Allo stesso modo, quando la musica non è solo una partitura, un logaritmo di Shazam o un argomento filologico, insomma quando la musica torna ad essere quello che materialmente, fisicamente e pure poco romanticamente è, ovvero un suono che si propaga nell’aria ad alto volume, ecco che il genere umano si divide in due ulteriori e nette categorie: quelli che il noise Jazz di Otomo Yoshihide possono ascoltarlo e chi è costretto a fuggire dalla sala per non rimanere dilaniato dalla sua fisica, concreta e trapanante violenza.

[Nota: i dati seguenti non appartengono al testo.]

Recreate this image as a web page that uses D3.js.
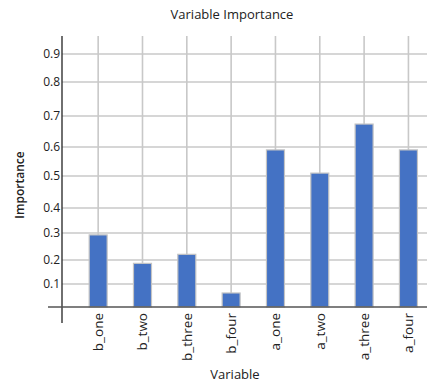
<!DOCTYPE html>
<html>
<head>
<meta charset="utf-8">
<script src="https://cdn.jsdelivr.net/npm/d3@7"></script>
<style>
	body { margin: 0; background: #fff; }
	svg { display: block; font-family: "Open Sans", sans-serif; }
</style>
</head>
<body>
<div id="chart"></div>
<script>
// 数据
var variables = ["b_one", "b_two", "b_three", "b_four", "a_one", "a_two", "a_three", "a_four"];
var importance = [0.293, 0.186, 0.221, 0.061, 0.59, 0.51, 0.674, 0.59];
var yTicks = [0.1, 0.2, 0.3, 0.4, 0.5, 0.6, 0.7, 0.8, 0.9];

var width = 430, height = 390;

var svg = d3.select("#chart").append("svg")
	.attr("width", width)
	.attr("height", height);

var x = d3.scaleBand()
	.domain(variables)
	.range([76, 430.6])
	.paddingInner(0)
	.paddingOuter(0);

// 纵轴刻度间距不均匀，按原图分段
var y = d3.scaleLinear()
	.domain([0, 0.1, 0.2, 0.3, 0.4, 0.5, 0.6, 0.7, 0.8, 0.9])
	.range([307, 284, 260, 233, 208, 176, 147, 116, 82, 54]);

var axisX = 62, gridRight = 427, plotTop = 36;
var barWidth = 18;

// 网格
svg.append("g").selectAll("line.h")
	.data(yTicks)
	.enter().append("line")
	.attr("x1", axisX).attr("x2", gridRight)
	.attr("y1", function(d){ return y(d); })
	.attr("y2", function(d){ return y(d); })
	.attr("stroke", "#c8c8c8")
	.attr("stroke-width", 1.6);

svg.append("g").selectAll("line.v")
	.data(variables)
	.enter().append("line")
	.attr("x1", function(d){ return x(d) + x.bandwidth() / 2; })
	.attr("x2", function(d){ return x(d) + x.bandwidth() / 2; })
	.attr("y1", plotTop).attr("y2", y(0))
	.attr("stroke", "#c8c8c8")
	.attr("stroke-width", 1.6);

// 柱子
svg.append("g").selectAll("rect")
	.data(variables)
	.enter().append("rect")
	.attr("x", function(d){ return x(d) + x.bandwidth() / 2 - barWidth / 2; })
	.attr("width", barWidth)
	.attr("y", function(d, i){ return y(importance[i]); })
	.attr("height", function(d, i){ return y(0) - y(importance[i]); })
	.attr("fill", "#4472C4")
	.attr("stroke", "#c4c4c4")
	.attr("stroke-width", 1.2);

// 纵轴
var yAxis = svg.append("g")
	.attr("transform", "translate(" + axisX + ",0)")
	.call(d3.axisLeft(y).tickValues(yTicks).tickSize(0).tickPadding(2).tickFormat(d3.format(".1f")));
yAxis.select(".domain").remove();
yAxis.selectAll("text")
	.attr("font-size", 12)
	.attr("font-family", "Open Sans")
	.attr("fill", "#222");

svg.append("line")
	.attr("x1", axisX).attr("x2", axisX)
	.attr("y1", plotTop).attr("y2", 323)
	.attr("stroke", "#222")
	.attr("stroke-width", 1.3);

svg.append("line")
	.attr("x1", 48).attr("x2", gridRight)
	.attr("y1", y(0)).attr("y2", y(0))
	.attr("stroke", "#555")
	.attr("stroke-width", 1.3);

// 横轴标签
var xAxis = svg.append("g")
	.attr("transform", "translate(0," + y(0) + ")")
	.call(d3.axisBottom(x).tickSize(0).tickPadding(0));
xAxis.select(".domain").remove();
xAxis.selectAll("text")
	.attr("transform", "rotate(-90)")
	.attr("x", -6)
	.attr("y", 0)
	.attr("dy", "0.35em")
	.attr("text-anchor", "end")
	.attr("font-size", 13.5)
	.attr("font-family", "Open Sans")
	.attr("fill", "#222");

// 标题
svg.append("text")
	.attr("x", 232).attr("y", 19)
	.attr("text-anchor", "middle")
	.attr("font-size", 13)
	.attr("fill", "#222")
	.text("Variable Importance");

svg.append("text")
	.attr("x", 235).attr("y", 379)
	.attr("text-anchor", "middle")
	.attr("font-size", 13)
	.attr("fill", "#222")
	.text("Variable");

svg.append("text")
	.attr("transform", "translate(24,185) rotate(-90)")
	.attr("text-anchor", "middle")
	.attr("font-size", 12)
	.attr("font-weight", 600)
	.attr("fill", "#222")
	.text("Importance");
</script>
</body>
</html>
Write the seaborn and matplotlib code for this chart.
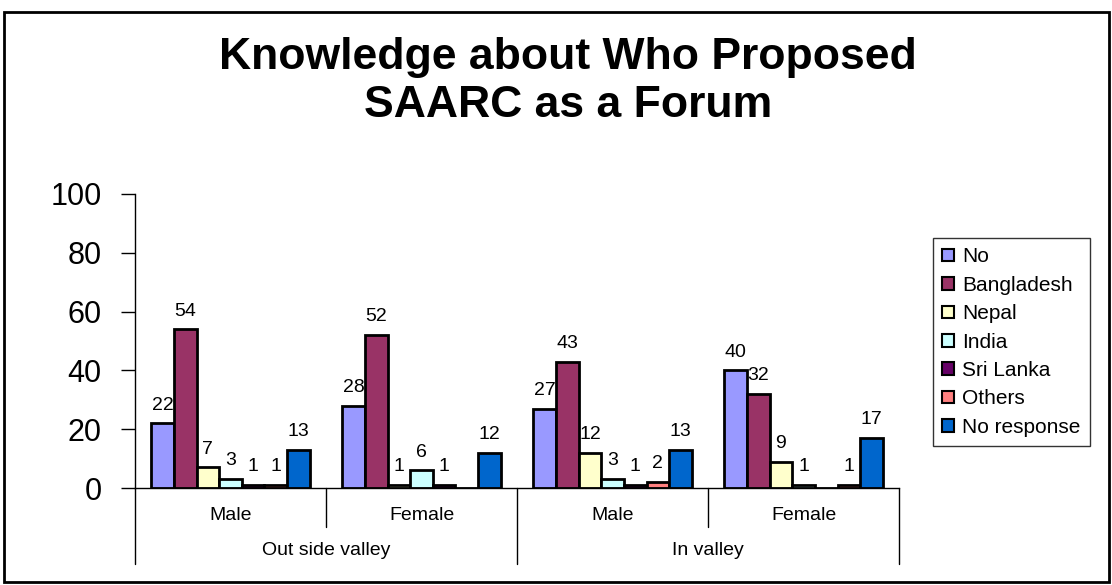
import matplotlib
matplotlib.use("Agg")
import matplotlib.pyplot as plt
import matplotlib.transforms as mtransforms
from matplotlib.patches import Patch, Rectangle
import pandas as pd
import seaborn as sns

# data
regions = ["Out side valley", "In valley"]
genders = ["Male", "Female"]
series = ["No", "Bangladesh", "Nepal", "India", "Sri Lanka", "Others", "No response"]
osv_male = [22, 54, 7, 3, 1, 1, 13]
osv_female = [28, 52, 1, 6, 1, 0, 12]
iv_male = [27, 43, 12, 3, 1, 2, 13]
iv_female = [40, 32, 9, 1, 0, 1, 17]
colors = ["#9999FF", "#993366", "#FFFFCC", "#CCFFFF", "#660066", "#FF8080", "#0066CC"]

groups = [f"{r}|{g}" for r in regions for g in genders]
rows = []
for grp, vals in zip(groups, [osv_male, osv_female, iv_male, iv_female]):
    for s, v in zip(series, vals):
        rows.append({"group": grp, "series": s, "value": v})
df = pd.DataFrame(rows)

sns.set_style("white")
plt.rcParams["font.family"] = ["Liberation Sans", "DejaVu Sans"]
plt.rcParams["text.color"] = "black"
plt.rcParams["ytick.color"] = "black"
plt.rcParams["ytick.labelcolor"] = "black"

fig = plt.figure(figsize=(11.12, 5.85), dpi=100)
ax = fig.add_axes([0.1214, 0.1658, 0.6871, 0.5026])

palette = dict(zip(series, colors))
sns.barplot(data=df, x="group", y="value", hue="series", order=groups,
            hue_order=series, palette=palette, width=0.83, edgecolor="black",
            linewidth=2, saturation=1, legend=False, ax=ax)

for cont in ax.containers:
    labels = [f"{v:.0f}" if v > 0 else "" for v in cont.datavalues]
    ax.bar_label(cont, labels=labels, padding=7, fontsize=14, color="black")

ax.set_ylim(0, 100)
ax.set_yticks(range(0, 101, 20))
ax.tick_params(axis="y", labelsize=22, length=10, width=1, direction="out", left=True,
               pad=14, colors="black")
ax.set_xlim(-0.5, 3.5)
ax.set_xticks([])
ax.set_xlabel("")
ax.set_ylabel("")
for sp in ["top", "right"]:
    ax.spines[sp].set_visible(False)
for sp in ["left", "bottom"]:
    ax.spines[sp].set_linewidth(1)
    ax.spines[sp].set_color("black")

# two-level category axis
trans = mtransforms.blended_transform_factory(ax.transData, ax.transAxes)
for x in [-0.5, 1.5, 3.5]:
    ax.plot([x, x], [0, -0.259], transform=trans, color="black", lw=1, clip_on=False)
for x in [0.5, 2.5]:
    ax.plot([x, x], [0, -0.133], transform=trans, color="black", lw=1, clip_on=False)
for i, grp in enumerate(groups):
    ax.text(i, -0.092, grp.split("|")[1], transform=trans, ha="center", va="center", fontsize=14)
for i, r in enumerate(regions):
    ax.text(2 * i + 0.5, -0.211, r, transform=trans, ha="center", va="center", fontsize=14)

handles = [Patch(facecolor=c, edgecolor="black", linewidth=1.5) for c in colors]
leg = fig.legend(handles, series, loc="upper left", bbox_to_anchor=(0.839, 0.593),
                 borderaxespad=0, fontsize=15, frameon=True, fancybox=False,
                 edgecolor="black", handlelength=0.55, handleheight=0.55, handletextpad=0.4,
                 labelspacing=0.45, borderpad=0.45)
leg.get_frame().set_linewidth(1)

fig.text(0.511, 0.86, "Knowledge about Who Proposed\nSAARC as a Forum",
         ha="center", va="center", fontsize=32, fontweight="bold", linespacing=1.22)

fig.patches.append(Rectangle((0.0036, 0.005), 0.9935, 0.974, transform=fig.transFigure,
                             fill=False, edgecolor="black", linewidth=2))

fig.savefig("out.png", dpi=100)
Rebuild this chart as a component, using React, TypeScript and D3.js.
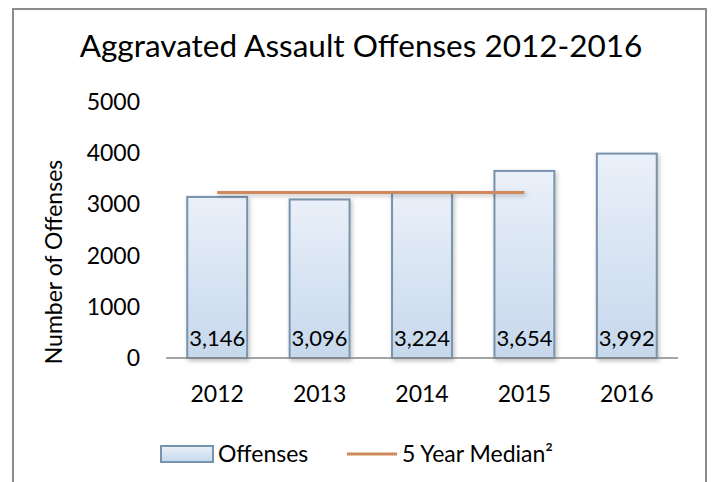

Il concerto alla Limonaia di Villa Strozzi si apre con un solo al sassofono contralto di Chris Pitsiokos: le note acute che fuoriescono dal suo strumento generano un canto di armoniche taglienti che ricorda quello di un aulus della Grecia antica. E’ già una dichiarazione di intenti, un avvertimento: nell’ora di musica che seguirà la melodia sarà solo un incidente o tuttalpiù un contrappunto per rendere omaggio al suono nella sua accezione più pura. Il sax tace ed ecco apparire Otomo Yoshihide che si siede dietro al giradischi e afferra la sua chitarra semiacustica. Indossa una vestaglia, un paio di jeans, le scarpe da ginnastica: non è lui ad entrare in scena ma toccherà a noi entrare nel suo mondo, nella sua stanza sonora. Otomo percuote le corde del suo legno con un diapason, con le nocche delle dita, i pick up raccolgono quei gesti mandando gli amplificatori in saturazione, la sala inizia a rimbombare, il mostro elettrico fa la sua prima apparizione.

Poi Yoshihide posa la chitarra a terra e mette mano ai giradischi, i due musicisti iniziano a duettare. Vale tutto: Chris Pitsiokos soffia nel suo sax, canta nel suo sax, estrae l’ancia e la usa come uno strumento a sé stante, Otomo sfregia i vinili con le mani, con il taglio di un foglio di carta, indugia su un ronzio di fondo mentre il sax accenna cinque sommesse note di blues per tornare a ragliare come una bestia ferita. Il suono si dilata, si indispettisce, raggiunge picchi altissimi, qualcuno in sala inizia a portare i palmi delle mani sulle orecchie. Il mostro elettrico si erge e chi ne riesce a sopportare la presenza si gode le vibrazioni che i bassi provocano nello sterno e il fischio dei sovracuti nelle tempie. Ma tra il pubblico c’è già chi si alza ed esce, fuori dalla portata di quel rumore assordante. Noi che invece rimaniamo seduti, ogni volta che un pezzo finisce espiriamo come alla fine di una corsa, in attesa che quella affascinante cacofonia ricominci. Perché quella non è musica, non è rumore: è suono, solo suono. E ci manda in estasi.

Eppure pezzo dopo pezzo, anche chi è strutturalmente in grado di sopravvivere alla selezione naturale  comincia a decodificare  quel linguaggio e aldilà delle trovate estetiche, a distinguerne le ripetizioni e i vizi di forma. Il noise jazz di Otomo Yoshihide seppur frutto dell’istintività, non riesce ad esimersi dal manierismo. Quell’apparente anarchia ha qualcosa di navigato e, ahimè,  di comodamente ruffiano. Da un lato gli fa onore, perchè in questo traspare tutto il suo mestiere di autore e compositore, ma dall’altro delude un po’. Il vecchio leone giapponese fa la sua cosa e lascia che sia la freschezza del giovane newyorkese a colorarla. E in questo Chris Pitsiokos si rivela veramente grande: i suoi fraseggi intensi, l’acidità del suono del suo strumento sono di un intelligenza e di una puntualità unica.

Quindi tanto di cappello al maestro Yoshihide, ma per noi dotati di orecchie solide e congenitamente in grado di sostenere questo rumoroso giro di giostra, la vera sorpresa rimarrà l’incontro con quel talentuoso ragazzo di Brooklyn e con i mille suoni del suo sax.